▶ **WHAT THE EXERCISE ASKS**: Leave out the images and repeat the listing below without a single change.

:::::

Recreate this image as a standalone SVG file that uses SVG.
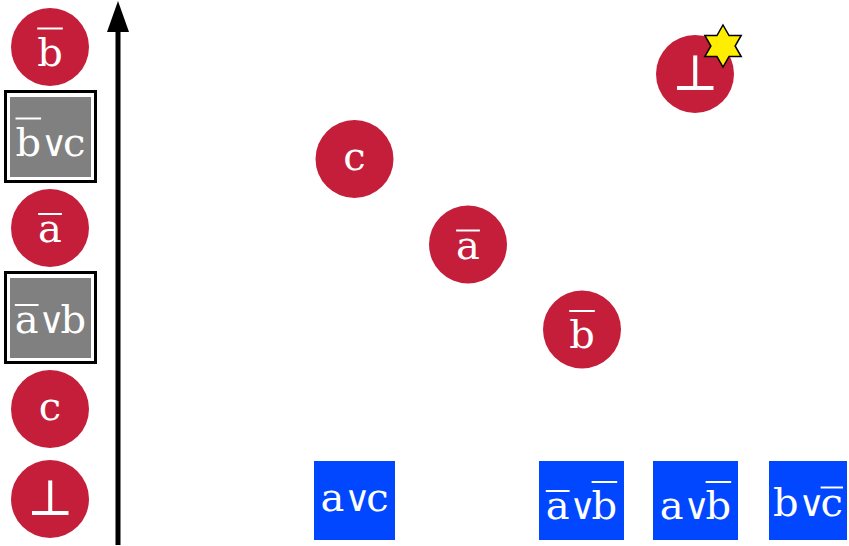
<svg xmlns="http://www.w3.org/2000/svg" width="849" height="546" viewBox="0 0 849 546">
<defs>
<style>
.red{fill:#C41E3A}
.blue{fill:#0047FF}
.grey{fill:#808080}
.frame{fill:#fff;stroke:#000;stroke-width:3}
.t{font-family:"DejaVu Serif","Liberation Serif",serif;font-size:40px;fill:#fff}
.bot{font-size:50px}
.op{font-family:"DejaVu Sans",sans-serif;font-size:36px;letter-spacing:-9px}
.ol{stroke:#fff;stroke-width:2;fill:none}
.star{fill:#FFEE00;stroke:#000;stroke-width:1.5;stroke-linejoin:miter}
</style>
<marker id="ah" markerUnits="userSpaceOnUse" markerWidth="31" markerHeight="22" viewBox="0 0 31 22" refX="0" refY="11" orient="auto">
<path d="M0,0 L31,11 L0,22 Z" fill="#000"/>
</marker>
</defs>
<rect width="849" height="546" fill="#fff"/>
<g id="connectors">
<path d="M118,545 L118,32" stroke="#000" stroke-width="5" fill="none" marker-end="url(#ah)"/>
</g>
<g id="L1">
<circle class="red" cx="50" cy="47" r="39"/>
<text class="t" x="50" y="65.5" text-anchor="middle">b</text>
<line class="ol" x1="37.2" y1="28.5" x2="62.8" y2="28.5"/>
</g>
<g id="L2">
<rect class="frame" x="5.5" y="91.5" width="90" height="90"/>
<rect class="grey" x="10" y="97" width="81" height="80"/>
<text class="t" y="155.5"><tspan x="15.5">b</tspan><tspan class="op" x="41.1">∨</tspan><tspan x="63.1">c</tspan></text>
<line class="ol" x1="15.5" y1="118.5" x2="41.1" y2="118.5"/>
</g>
<g id="L3">
<circle class="red" cx="50" cy="228" r="39"/>
<text class="t" x="50" y="242" text-anchor="middle">a</text>
<line class="ol" x1="38.1" y1="214" x2="61.9" y2="214"/>
</g>
<g id="L4">
<rect class="frame" x="5.5" y="272.5" width="90" height="90"/>
<rect class="grey" x="10" y="278" width="81" height="80"/>
<text class="t" y="333"><tspan x="14.8">a</tspan><tspan class="op" x="38.6">∨</tspan><tspan x="60.6">b</tspan></text>
<line class="ol" x1="14.8" y1="305" x2="38.6" y2="305"/>
</g>
<g id="L5">
<circle class="red" cx="50" cy="409" r="39"/>
<text class="t" x="50" y="419.5" text-anchor="middle">c</text>
</g>
<g id="L6">
<circle class="red" cx="50" cy="499" r="39"/>
<text class="t bot" x="50" y="515" text-anchor="middle">⊥</text>
</g>
<g id="M1">
<circle class="red" cx="354.5" cy="159" r="39"/>
<text class="t" x="354.5" y="169.5" text-anchor="middle">c</text>
</g>
<g id="M2">
<circle class="red" cx="468" cy="244.5" r="39"/>
<text class="t" x="468" y="258.5" text-anchor="middle">a</text>
<line class="ol" x1="456.1" y1="230.5" x2="479.9" y2="230.5"/>
</g>
<g id="M3">
<circle class="red" cx="582" cy="329.5" r="39"/>
<text class="t" x="582" y="348" text-anchor="middle">b</text>
<line class="ol" x1="569.2" y1="311" x2="594.8" y2="311"/>
</g>
<g id="M4">
<circle class="red" cx="695" cy="74" r="39"/>
<text class="t bot" x="695" y="90" text-anchor="middle">⊥</text>
<polygon class="star" points="723,25 729.06,35.5 741.2,35.5 735.1,46 741.2,56.5 729.06,56.5 723,67 716.94,56.5 704.8,56.5 710.9,46 704.8,35.5 716.94,35.5"/>
</g>
<g id="B1">
<rect class="blue" x="314" y="461" width="81" height="79"/>
<text class="t" y="511"><tspan x="320.4">a</tspan><tspan class="op" x="344.2">∨</tspan><tspan x="366.2">c</tspan></text>
</g>
<g id="B2">
<rect class="blue" x="539" y="461" width="85" height="79"/>
<text class="t" y="519"><tspan x="545.8">a</tspan><tspan class="op" x="569.6">∨</tspan><tspan x="591.6">b</tspan></text>
<line class="ol" x1="545.8" y1="491" x2="569.6" y2="491"/>
<line class="ol" x1="591.6" y1="482" x2="617.2" y2="482"/>
</g>
<g id="B3">
<rect class="blue" x="653" y="461" width="85" height="79"/>
<text class="t" y="519"><tspan x="659.8">a</tspan><tspan class="op" x="683.6">∨</tspan><tspan x="705.6">b</tspan></text>
<line class="ol" x1="705.6" y1="482" x2="731.2" y2="482"/>
</g>
<g id="B4">
<rect class="blue" x="769" y="461" width="78" height="79"/>
<text class="t" y="515.5"><tspan x="773">b</tspan><tspan class="op" x="798.6">∨</tspan><tspan x="820.6">c</tspan></text>
<line class="ol" x1="820.6" y1="487.5" x2="843" y2="487.5"/>
</g>
</svg>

:::::

▶ **TASK ANSWER**:
Recreate this image as a standalone SVG file that uses SVG.
<svg xmlns="http://www.w3.org/2000/svg" width="849" height="546" viewBox="0 0 849 546">
<defs>
<style>
.red{fill:#C41E3A}
.blue{fill:#0047FF}
.grey{fill:#808080}
.frame{fill:#fff;stroke:#000;stroke-width:3}
.t{font-family:"DejaVu Serif","Liberation Serif",serif;font-size:40px;fill:#fff}
.bot{font-size:50px}
.op{font-family:"DejaVu Sans",sans-serif;font-size:36px;letter-spacing:-9px}
.ol{stroke:#fff;stroke-width:2;fill:none}
.star{fill:#FFEE00;stroke:#000;stroke-width:1.5;stroke-linejoin:miter}
</style>
<marker id="ah" markerUnits="userSpaceOnUse" markerWidth="31" markerHeight="22" viewBox="0 0 31 22" refX="0" refY="11" orient="auto">
<path d="M0,0 L31,11 L0,22 Z" fill="#000"/>
</marker>
</defs>
<rect width="849" height="546" fill="#fff"/>
<g id="connectors">
<path d="M118,545 L118,32" stroke="#000" stroke-width="5" fill="none" marker-end="url(#ah)"/>
</g>
<g id="L1">
<circle class="red" cx="50" cy="47" r="39"/>
<text class="t" x="50" y="65.5" text-anchor="middle">b</text>
<line class="ol" x1="37.2" y1="28.5" x2="62.8" y2="28.5"/>
</g>
<g id="L2">
<rect class="frame" x="5.5" y="91.5" width="90" height="90"/>
<rect class="grey" x="10" y="97" width="81" height="80"/>
<text class="t" y="155.5"><tspan x="15.5">b</tspan><tspan class="op" x="41.1">∨</tspan><tspan x="63.1">c</tspan></text>
<line class="ol" x1="15.5" y1="118.5" x2="41.1" y2="118.5"/>
</g>
<g id="L3">
<circle class="red" cx="50" cy="228" r="39"/>
<text class="t" x="50" y="242" text-anchor="middle">a</text>
<line class="ol" x1="38.1" y1="214" x2="61.9" y2="214"/>
</g>
<g id="L4">
<rect class="frame" x="5.5" y="272.5" width="90" height="90"/>
<rect class="grey" x="10" y="278" width="81" height="80"/>
<text class="t" y="333"><tspan x="14.8">a</tspan><tspan class="op" x="38.6">∨</tspan><tspan x="60.6">b</tspan></text>
<line class="ol" x1="14.8" y1="305" x2="38.6" y2="305"/>
</g>
<g id="L5">
<circle class="red" cx="50" cy="409" r="39"/>
<text class="t" x="50" y="419.5" text-anchor="middle">c</text>
</g>
<g id="L6">
<circle class="red" cx="50" cy="499" r="39"/>
<text class="t bot" x="50" y="515" text-anchor="middle">⊥</text>
</g>
<g id="M1">
<circle class="red" cx="354.5" cy="159" r="39"/>
<text class="t" x="354.5" y="169.5" text-anchor="middle">c</text>
</g>
<g id="M2">
<circle class="red" cx="468" cy="244.5" r="39"/>
<text class="t" x="468" y="258.5" text-anchor="middle">a</text>
<line class="ol" x1="456.1" y1="230.5" x2="479.9" y2="230.5"/>
</g>
<g id="M3">
<circle class="red" cx="582" cy="329.5" r="39"/>
<text class="t" x="582" y="348" text-anchor="middle">b</text>
<line class="ol" x1="569.2" y1="311" x2="594.8" y2="311"/>
</g>
<g id="M4">
<circle class="red" cx="695" cy="74" r="39"/>
<text class="t bot" x="695" y="90" text-anchor="middle">⊥</text>
<polygon class="star" points="723,25 729.06,35.5 741.2,35.5 735.1,46 741.2,56.5 729.06,56.5 723,67 716.94,56.5 704.8,56.5 710.9,46 704.8,35.5 716.94,35.5"/>
</g>
<g id="B1">
<rect class="blue" x="314" y="461" width="81" height="79"/>
<text class="t" y="511"><tspan x="320.4">a</tspan><tspan class="op" x="344.2">∨</tspan><tspan x="366.2">c</tspan></text>
</g>
<g id="B2">
<rect class="blue" x="539" y="461" width="85" height="79"/>
<text class="t" y="519"><tspan x="545.8">a</tspan><tspan class="op" x="569.6">∨</tspan><tspan x="591.6">b</tspan></text>
<line class="ol" x1="545.8" y1="491" x2="569.6" y2="491"/>
<line class="ol" x1="591.6" y1="482" x2="617.2" y2="482"/>
</g>
<g id="B3">
<rect class="blue" x="653" y="461" width="85" height="79"/>
<text class="t" y="519"><tspan x="659.8">a</tspan><tspan class="op" x="683.6">∨</tspan><tspan x="705.6">b</tspan></text>
<line class="ol" x1="705.6" y1="482" x2="731.2" y2="482"/>
</g>
<g id="B4">
<rect class="blue" x="769" y="461" width="78" height="79"/>
<text class="t" y="515.5"><tspan x="773">b</tspan><tspan class="op" x="798.6">∨</tspan><tspan x="820.6">c</tspan></text>
<line class="ol" x1="820.6" y1="487.5" x2="843" y2="487.5"/>
</g>
</svg>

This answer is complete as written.